Ten games, in September. The 1951 Dodgers never led by double digits in September. Neither did the 1978 Red Sox, the 1993 Giants, or the 1995 Angels.
That does not mean that the only T-shirt a Dodgers fan is entitled to wear right now is one that reads “keep calm and carry on.”
Panic City is accepting applications for citizenship. At the end of July, columnists wrote that the Dodgers did not need Yu Darvish to win the division, that they traded for him just for the playoffs. Then again, at the end of July 1995, columnists wrote that the Angels did not need Jim Abbott to win the division, that they traded for him just for the playoffs.
The Dodgers had lost eight consecutive games entering play Saturday, and 13 of 14. The 1995 Angels lost 12 of 13, won five of eight, then lost nine in a row to fall out of first place.
“Once we started that little slide, we were continually looking in that rear-view mirror at Seattle,” Salmon said. “They were doing a historic run in the other direction. They were winning all the time.
“We’d finally win a game, and you couldn’t even go home excited. We’d sit around the clubhouse waiting to see Seattle losing going into the ninth, come back in the ninth, and win. It just was a crushing blow. Even when we won, we felt like we lost.”
If there is any great loss of confidence among the Dodgers players or their manager, Dave Roberts, it hasn’t gone public.
“Yeah, I saw Roberts made some bold prediction,” Salmon said.
After the Diamondbacks finished off their latest sweep Wednesday, Roberts said: “We’re going to win the division. I can assure you of that.”
Said Salmon: “With a 10-game lead, he’s pretty safe saying that — at least, I would think.”
For the longtime Dodgers fans who would love to see Roberts go full Tommy Lasorda on his team — yell, scream, get in the faces of his players, maybe overturn a buffet table — well, Lasorda retired 20 years ago.
That behavior does not play well these days, when the manager is more of a middle manager, with less job security than the front office and less money than the players.
Roberts has said he has not detected players slacking off in effort or preparation, so there is no need to rage over results.
“Just to show anger you’re losing?” Salmon said. “Yeah, it’s frustrating. But players see through it if it’s eye-wash.
“If complacency is being seen, or apathy, or they’re wasting their at-bats, or they’re cruising, those are scenarios that prompt that kind of stuff. If they’re not seeing that, anything just to get angry can be seen through, and maybe backfire on you.”
Salmon’s advice to the Dodgers: “It’s very rare that you can play six straight months of perfect baseball. You’re having a slide right now, but two weeks turns pretty quickly. That’s the assurance I’d be giving my teammates right now.

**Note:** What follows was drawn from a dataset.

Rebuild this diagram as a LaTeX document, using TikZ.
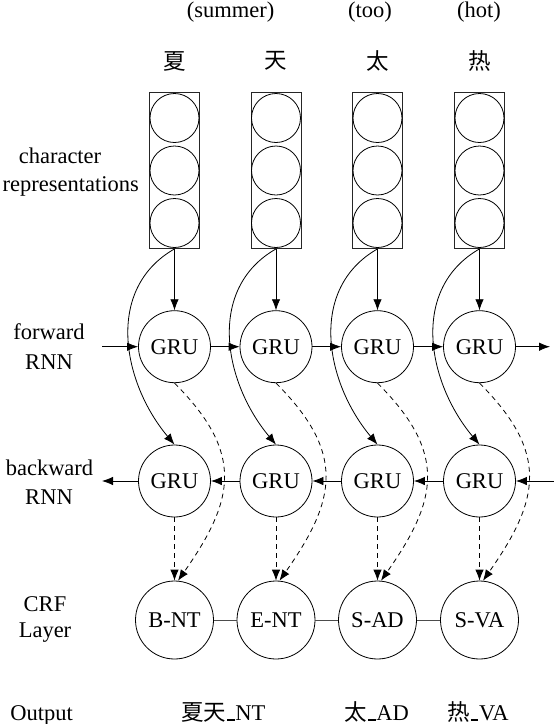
\documentclass[tikz,border=0pt]{standalone}
\usepackage{fontspec}
\setmainfont{Liberation Serif}
\newfontfamily\cjk{Noto Sans CJK SC}
\usetikzlibrary{arrows.meta}
\newcommand{\usc}{\kern.05em\rule[0pt]{0.33em}{0.07em}\kern.03em}
\begin{document}
\begin{tikzpicture}[x=1pt,y=-1pt,
  every node/.style={font=\fontsize{22.5}{27}\selectfont, inner sep=0pt},
  gru/.style={draw, circle, minimum size=72pt, line width=0.8pt},
  crf/.style={draw, circle, minimum size=78pt, line width=0.8pt},
  unit/.style={draw, circle, minimum size=49pt, line width=0.8pt},
  vecbox/.style={draw=black!85, rectangle, minimum width=50pt, minimum height=156pt, line width=0.8pt},
  arr/.style={-{Latex[length=11pt,width=8.5pt]}, line width=0.8pt},
  darr/.style={arr, dash pattern=on 5pt off 4pt},
  link/.style={line width=0.8pt, black!70}]
\useasboundingbox (0,0) rectangle (554,724);

% top labels
\node[anchor=base] (en1) at (230.5,17) {(summer)};
\node[anchor=base] (en3) at (370,17) {(too)};
\node[anchor=base] (en4) at (479,17) {(hot)};
\node (ch1) at (174.5,61) {\cjk 夏};
\node (ch2) at (276,61) {\cjk 天};
\node (ch3) at (377.5,61) {\cjk 太};
\node (ch4) at (479.5,61) {\cjk 热};

% left labels
\node[anchor=base] (l1a) at (60,163) {character};
\node[anchor=base] (l1b) at (70.8,191) {representations};
\node[anchor=base] (l2a) at (49,339.5) {forward};
\node[anchor=base] (l2b) at (49,369) {RNN};
\node[anchor=base] (l3a) at (49.5,475) {backward};
\node[anchor=base] (l3b) at (49,504.5) {RNN};
\node[anchor=base] (l4a) at (45,611) {CRF};
\node[anchor=base] (l4b) at (45,637.5) {Layer};
\node[anchor=base] (l5) at (41.7,720) {Output};

% columns
\foreach \i/\x/\t in {1/174.5/B-NT, 2/276/E-NT, 3/377.5/S-AD, 4/479.5/S-VA} {
  \node[vecbox] (box\i) at (\x,170.5) {};
  \node[unit] (u\i a) at (\x,118) {};
  \node[unit] (u\i b) at (\x,170.5) {};
  \node[unit] (u\i c) at (\x,223) {};
  \node[gru] (fgru\i) at (\x,346.7) {GRU};
  \node[gru] (bgru\i) at (\x,481) {GRU};
  \node[crf] (crf\i) at (\x,620) {\t};
}

% outputs
\node[anchor=base] (o1) at (223.3,720.5) {\cjk 夏天\normalfont\usc NT};
\node[anchor=base] (o3) at (376.7,720.5) {\cjk 太\normalfont\usc AD};
\node[anchor=base] (o4) at (478,720.5) {\cjk 热\normalfont\usc VA};

% vertical and curved connectors
\foreach \i in {1,...,4} {
  \draw[arr] (box\i.south) -- (fgru\i.north);
  \draw[arr] (box\i.south) .. controls +(-70,40) and +(-52,-62) .. (bgru\i.north);
  \draw[darr] (fgru\i.south) .. controls +(70,70) and +(57,-81) .. (crf\i.85);
  \draw[darr] (bgru\i.south) -- (crf\i.north);
}

% forward chain
\coordinate (fin) at (102,346.7);
\coordinate (fout) at (550,346.7);
\draw[arr] (fin) -- (fgru1.west);
\draw[arr] (fgru1.east) -- (fgru2.west);
\draw[arr] (fgru2.east) -- (fgru3.west);
\draw[arr] (fgru3.east) -- (fgru4.west);
\draw[arr] (fgru4.east) -- (fout);

% backward chain
\coordinate (bin) at (554,481);
\coordinate (bout) at (102,481);
\draw[arr] (bin) -- (bgru4.east);
\draw[arr] (bgru4.west) -- (bgru3.east);
\draw[arr] (bgru3.west) -- (bgru2.east);
\draw[arr] (bgru2.west) -- (bgru1.east);
\draw[arr] (bgru1.west) -- (bout);

% CRF links
\draw[link] (crf1) -- (crf2);
\draw[link] (crf2) -- (crf3);
\draw[link] (crf3) -- (crf4);
\end{tikzpicture}
\end{document}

I wouldn’t worry or panic or look in the rear-view mirror.”
“If their lead were down to three games, it might be a different story,” he said. “Then you’d for sure be looking in the rear-view mirror. I’d just keep grinding away.
“This might be the adversity they need to restart, or turn that switch on, going into the postseason. We’ve all seen teams coast into postseason, and sometimes they lose that edge a little bit. This might be perfect timing.
“At least they’re human.”
For a team gliding toward October, the Dodgers have an unusually high number of postseason questions: Who is in the bullpen before Kenley Jansen? How does the starting rotation line up behind Clayton Kershaw? Who’s in left field? Does first-half Justin Turner or second-half Justin Turner show up in the playoffs? Have pitchers and advance scouts figured out Cody Bellinger?

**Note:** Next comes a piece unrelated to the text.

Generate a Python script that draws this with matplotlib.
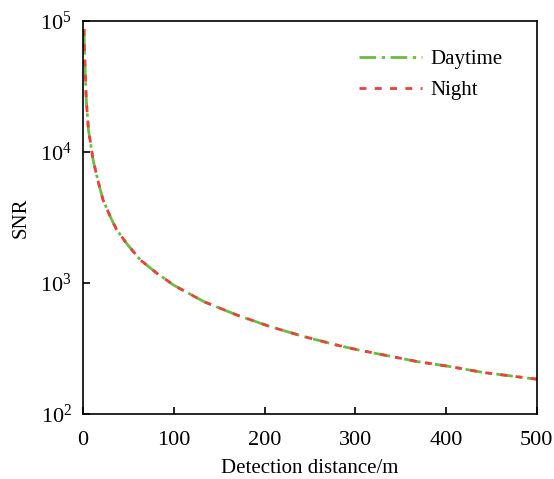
import numpy as np
import matplotlib
matplotlib.use("Agg")
import matplotlib.pyplot as plt
from matplotlib.ticker import LogLocator, NullLocator

plt.rcParams['font.family'] = ['Liberation Serif', 'DejaVu Serif']
plt.rcParams['mathtext.fontset'] = 'stix'

distance = [1, 2, 3.5, 6, 8, 11, 17, 22, 30, 37, 48, 63, 81, 100, 133, 169,
            206, 243, 279, 303, 331, 368, 404, 441, 500]
snr_day = [87000, 47000, 25000, 14500, 12000, 8700, 5800, 4300, 3200, 2550, 2000,
           1500, 1190, 960, 720, 570, 464, 390, 336, 308, 282, 251, 230, 207, 184]
snr_night = [87000, 47000, 25000, 14500, 12000, 8700, 5800, 4300, 3200, 2550, 2000,
             1500, 1190, 960, 720, 570, 464, 390, 336, 308, 282, 251, 230, 207, 184]

fig = plt.figure(figsize=(5.54, 4.79), dpi=100)
ax = fig.add_axes([0.150, 0.136, 0.819, 0.820])

ax.plot(distance, snr_day, color="#6cbb45", lw=2, linestyle=(0, (6, 2, 1.2, 2)), label="Daytime")
ax.plot(distance, snr_night, color="#e8423a", lw=2, linestyle=(0, (2.5, 3)), label="Night")

ax.set_yscale("log")
ax.set_xlim(0, 500)
ax.set_ylim(1e2, 1e5)
ax.set_xticks([0, 100, 200, 300, 400, 500])
ax.yaxis.set_major_locator(LogLocator(base=10, numticks=10))
ax.yaxis.set_minor_locator(NullLocator())
ax.tick_params(direction="in", labelsize=16, length=5, width=1.2)
ax.tick_params(axis="x", pad=12)
ax.tick_params(axis="y", pad=8)
for s in ax.spines.values():
    s.set_linewidth(1.2)

ax.set_xlabel("Detection distance/m", fontsize=15, labelpad=7)
ax.set_ylabel("SNR", fontsize=15, labelpad=7)
ax.legend(loc="upper right", frameon=False, fontsize=15, handlelength=3.0,
          handletextpad=0.4, labelspacing=0.55, bbox_to_anchor=(0.965, 0.975))

fig.savefig("out.png", dpi=100)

It isn’t classified as a collapse if you make the playoffs.
No one remembers that the 1995 Angels made up a three-game deficit with five to play. They forced a tiebreaker, but they lost. They did not get into the playoffs.
The Dodgers can lose every game the rest of the season and reach the playoffs, if only as a wild-card team. And history tells us how a team finishes in the regular season does not foretell how it performs in the postseason.
But, in a year the World Series and the record for victories in a season appeared to be there for the Dodgers’ taking, the Dodgers are making us reconsider the definition of collapse.
When we’re not freaking out, that is.